The general secretary’s proposal to pause it was on the basis that the union’s strike mandate has now lapsed and there are no plans for immediate action. Put another way, Heathcote and Cavanagh have actively obstructed our national campaign, and are now arguing that, as we’re not planning immediate strike action, there is no need for the levy.

But you don’t take the bullets out of your gun when a shoot-out is looming.

Heathcote reported that there are preliminary discussions with the government on next year’s pay beginning soon. What a signal to send to ministers just prior to crucial talks, that we aren’t prepared to fight on pay!

And then there is the issue of jobs. PCS conference agreed to fight for 100,000 additional civil service jobs. But the Labour government has moved to redundancies in the Department for Transport, has just announced 5,600 job cuts in the Ministry of Defence, and is now threatening 5% cuts to government departments.

This government is not the friend of workers, and anyone who imagines that gains will happen for civil servants – or any other section of the working class – simply by osmosis, is wrong. We must be ready to fight.


PCS members fight victimisation

NEC member and Broad Left Network chair Marion Lloyd says:

“Major congratulations to the PCS union reps and members at HMRC Benton Park View, Newcastle, who pushed for and decisively won a strike ballot over the dismissal of three union reps. The employer must be told: this is not going away. Reinstate our reps now and avoid the pain of a prolonged dispute!

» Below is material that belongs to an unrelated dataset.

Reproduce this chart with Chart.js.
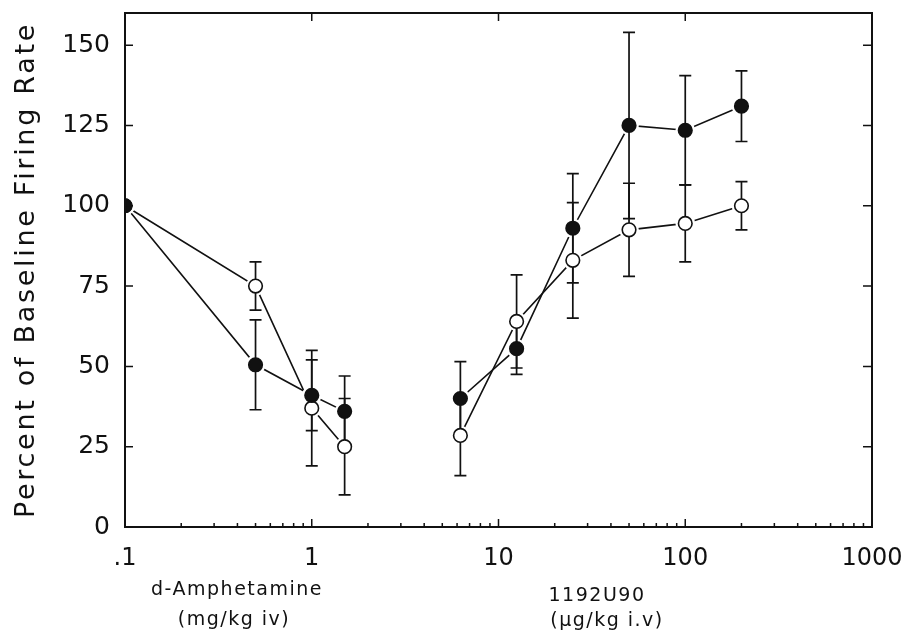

“This same day sees the escalation of the dispute of outsourced PCS members working for G4S and ISS. Pay up and bring these services back in-house.

“And brave members striking in the Disclosure and Barring Service over the imposition of an inferior system which will not deliver quality service for our communities.

“PCS is not a union whose members are to be messed with. Our members have steel and backbone. “Solidarity to all our brave reps and members struggling and striking for better.”